The joint statement from the ALSC and the American Library Association, which critiques the “dated cultural attitudes” in Wilder’s novels, perhaps implies that representations of Native people in American popular culture have come a long way since the author’s time. But this is not so. Eight decades after the series’ publication, Native people are still most often shown in historic settings—or as mascots—in mainstream media. Stories that do feature Native characters tend to deny or downplay the acts of genocide committed against them, and rarely are they portrayed with individuality or depth. Such depictions inevitably influence young people (think of Disney’s famous Pocahontas animated film or whitewashed stories about the first Thanksgiving). On the first day of class, I routinely ask undergraduates in a general-education course to draw the first image that comes to mind when they hear the words “American Indian” or “Native American.” The results from hundreds of students are consistent each semester; the drawings of feathers, headdresses, tipis, bows and arrows, tomahawks, and loincloths suggest how common it is to visualize Native people as existing only in the past.

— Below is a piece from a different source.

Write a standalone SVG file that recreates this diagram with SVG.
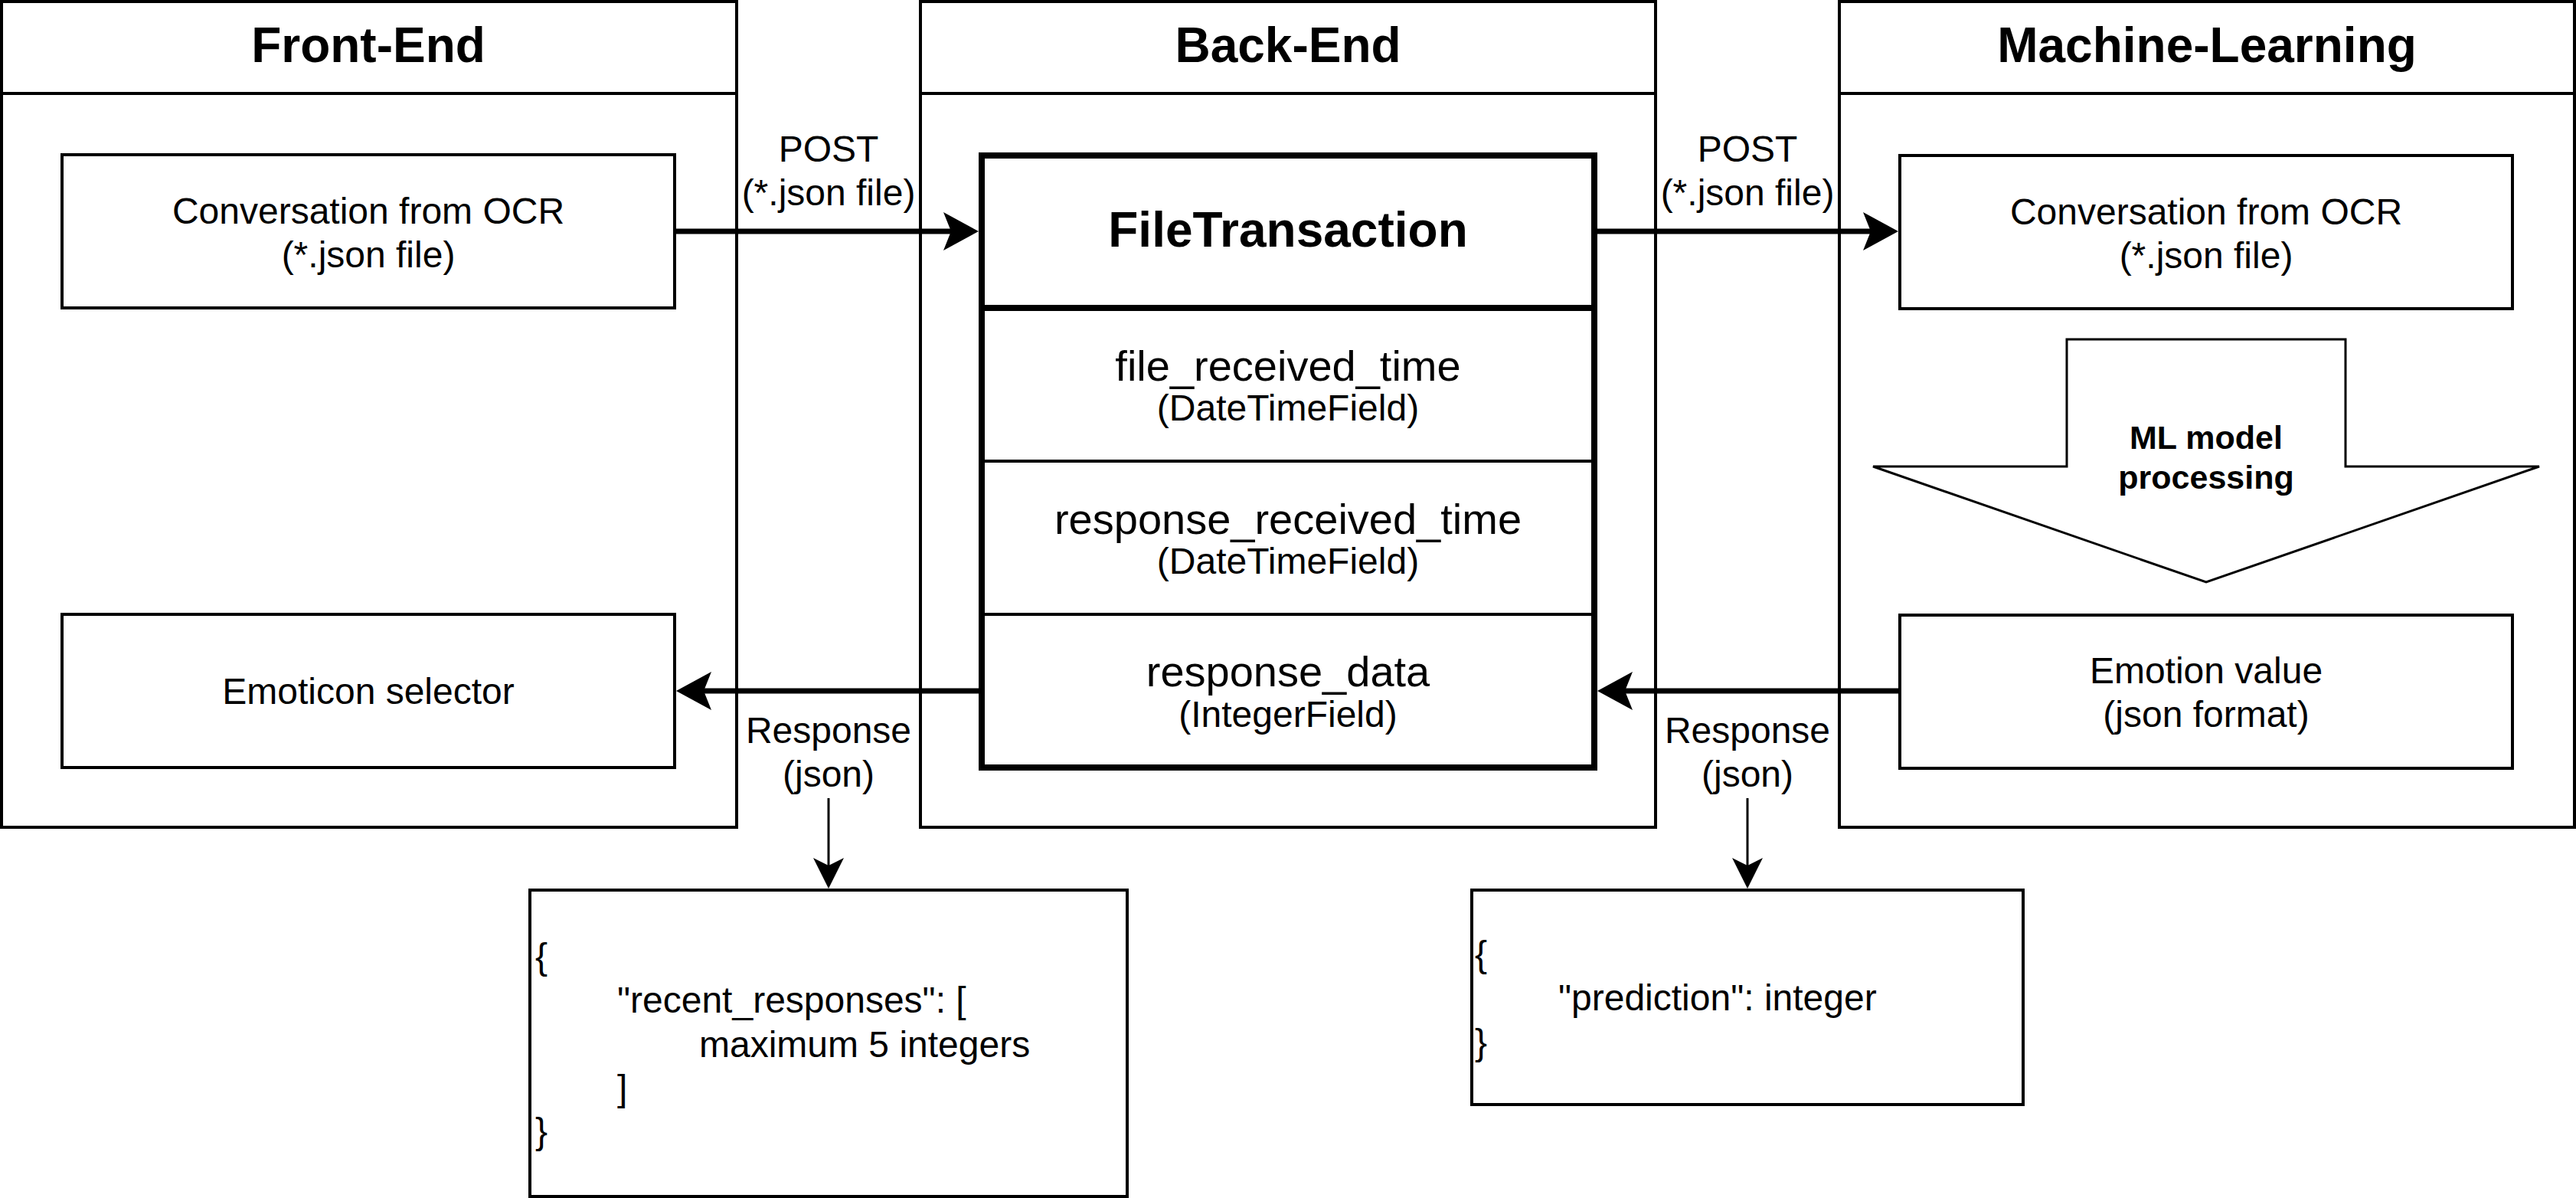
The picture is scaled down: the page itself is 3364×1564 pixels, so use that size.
<svg xmlns="http://www.w3.org/2000/svg" width="3364" height="1564" viewBox="0 0 3364 1564">
<style>
text{font-family:"Liberation Sans",Arial,Helvetica,sans-serif;fill:#000}
.hd{font-size:64px;font-weight:bold;text-anchor:middle}
.b{font-size:48px;text-anchor:middle}
.f{font-size:56px;text-anchor:middle}
.j{font-size:48px}
.pan{fill:#fff;stroke:#000;stroke-width:4}
.box{fill:#fff;stroke:#000;stroke-width:4}
.thick{fill:none;stroke:#000;stroke-width:7}
.thin{fill:none;stroke:#000;stroke-width:3}
</style>
<defs>
<marker id="ah" markerUnits="userSpaceOnUse" markerWidth="46" markerHeight="50" refX="10" refY="25" orient="auto" overflow="visible">
<path d="M0,0 L46,25 L0,50 L10,25 Z" fill="#000"/>
</marker>
<marker id="ahs" markerUnits="userSpaceOnUse" markerWidth="40" markerHeight="40" refX="10" refY="20" orient="auto" overflow="visible">
<path d="M0,0 L40,20 L0,40 L10,20 Z" fill="#000"/>
</marker>
</defs>
<rect width="3364" height="1564" fill="#fff"/>

<g id="front-end">
<rect class="pan" x="2" y="2" width="960" height="1078"/>
<line x1="2" y1="122" x2="962" y2="122" stroke="#000" stroke-width="4"/>
<text class="hd" x="481" y="81">Front-End</text>
</g>
<g id="back-end">
<rect class="pan" x="1202" y="2" width="960" height="1078"/>
<line x1="1202" y1="122" x2="2162" y2="122" stroke="#000" stroke-width="4"/>
<text class="hd" x="1682" y="81">Back-End</text>
</g>
<g id="machine-learning">
<rect class="pan" x="2402" y="2" width="960" height="1078"/>
<line x1="2402" y1="122" x2="3362" y2="122" stroke="#000" stroke-width="4"/>
<text class="hd" x="2882" y="81">Machine-Learning</text>
</g>

<g id="fe-conversation">
<rect class="box" x="81" y="202" width="800" height="200"/>
<text class="b" x="481" y="292">Conversation from OCR</text>
<text class="b" x="481" y="349">(*.json file)</text>
</g>
<g id="fe-emoticon">
<rect class="box" x="81" y="802" width="800" height="200"/>
<text class="b" x="481" y="919">Emoticon selector</text>
</g>

<g id="file-transaction">
<rect x="1282" y="203" width="800" height="799" fill="#fff" stroke="#000" stroke-width="8"/>
<line x1="1282" y1="402" x2="2082" y2="402" stroke="#000" stroke-width="8"/>
<line x1="1282" y1="602" x2="2082" y2="602" stroke="#000" stroke-width="4"/>
<line x1="1282" y1="802" x2="2082" y2="802" stroke="#000" stroke-width="4"/>
<text class="hd" x="1682" y="322">FileTransaction</text>
<text class="f" x="1682" y="497">file_received_time</text>
<text class="b" x="1682" y="549">(DateTimeField)</text>
<text class="f" x="1682" y="697">response_received_time</text>
<text class="b" x="1682" y="749">(DateTimeField)</text>
<text class="f" x="1682" y="896">response_data</text>
<text class="b" x="1682" y="949">(IntegerField)</text>
</g>

<g id="ml-conversation">
<rect class="box" x="2481" y="203" width="800" height="200"/>
<text class="b" x="2881" y="293">Conversation from OCR</text>
<text class="b" x="2881" y="350">(*.json file)</text>
</g>
<g id="ml-processing">
<polygon points="2699,443 3063,443 3063,609 3316,609 2881,760 2446,609 2699,609" fill="#fff" stroke="#000" stroke-width="3"/>
<text x="2881" y="586" style="font-size:43px;font-weight:bold;text-anchor:middle">ML model</text>
<text x="2881" y="638" style="font-size:43px;font-weight:bold;text-anchor:middle">processing</text>
</g>
<g id="ml-emotion">
<rect class="box" x="2481" y="803" width="800" height="200"/>
<text class="b" x="2881" y="892">Emotion value</text>
<text class="b" x="2881" y="949">(json format)</text>
</g>

<g id="json-recent">
<rect class="box" x="692" y="1162" width="780" height="400"/>
<text class="j" x="699" y="1265">{</text>
<text class="j" x="806" y="1322">"recent_responses": [</text>
<text class="j" x="913" y="1380">maximum 5 integers</text>
<text class="j" x="806" y="1437">]</text>
<text class="j" x="699" y="1493">}</text>
</g>
<g id="json-prediction">
<rect class="box" x="1922" y="1162" width="720" height="280"/>
<text class="j" x="1926" y="1262">{</text>
<text class="j" x="2035" y="1319">"prediction": integer</text>
<text class="j" x="1926" y="1377">}</text>
</g>

<g id="connectors">
<line class="thick" x1="883" y1="302" x2="1242" y2="302" marker-end="url(#ah)"/>
<line class="thick" x1="2086" y1="302" x2="2443" y2="302" marker-end="url(#ah)"/>
<line class="thick" x1="1278" y1="902" x2="919" y2="902" marker-end="url(#ah)"/>
<line class="thick" x1="2479" y1="902" x2="2122" y2="902" marker-end="url(#ah)"/>
<line class="thin" x1="1082" y1="1042" x2="1082" y2="1130" marker-end="url(#ahs)"/>
<line class="thin" x1="2282" y1="1042" x2="2282" y2="1130" marker-end="url(#ahs)"/>
<g>
<text class="b" x="1082" y="211">POST</text>
<text class="b" x="1082" y="268">(*.json file)</text>
<text class="b" x="2282" y="211">POST</text>
<text class="b" x="2282" y="268">(*.json file)</text>
<text class="b" x="1082" y="970">Response</text>
<text class="b" x="1082" y="1027">(json)</text>
<text class="b" x="2282" y="970">Response</text>
<text class="b" x="2282" y="1027">(json)</text>
</g>
</g>
</svg>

What has changed since 1935 is that more stories from Native perspectives are accessible, although parents and educators may need to look beyond their local book stores or standard curriculum to locate them. From tales for small children such as Luci Tapahonso’s Navajo ABCs or Richard Van Camp’s Little You to works for older readers such as Drew Hayden Taylor’s The Night Wanderer or Stephen Graham Jones’s Mongrels, options abound for all ages. Many Native writers tend to set their stories in contemporary times; a notable exception is Louise Erdrich’s Birchbark House series, which evokes Wilder’s series but centers on an Ojibwa girl, her family, and community.
Regardless of where Little House readers stand on the decision to remove Wilder’s name from the ALSC award, perhaps most could agree that the books raise useful questions about best practices for talking with children about racism in America, and that such discussions about Native topics should include Native texts or perspectives. Wilder’s critics and fans alike might find additional common ground in the theme of her February 1920 essay for the Missouri Ruralist: “[Home] is the best place for teaching many things, first and most important of which is how to think for oneself.” The author believed it was essential for children to know and to think about American history. The ALSC decision suggests the Little House novels may not be the best place to start that conversation with young readers, and that the books fall short of contemporary expectations for children’s literature. But helping new generations to see beyond the myths and face the uncomfortable truths about racism in America’s past—and present—is as necessary in our time as it was in Wilder’s.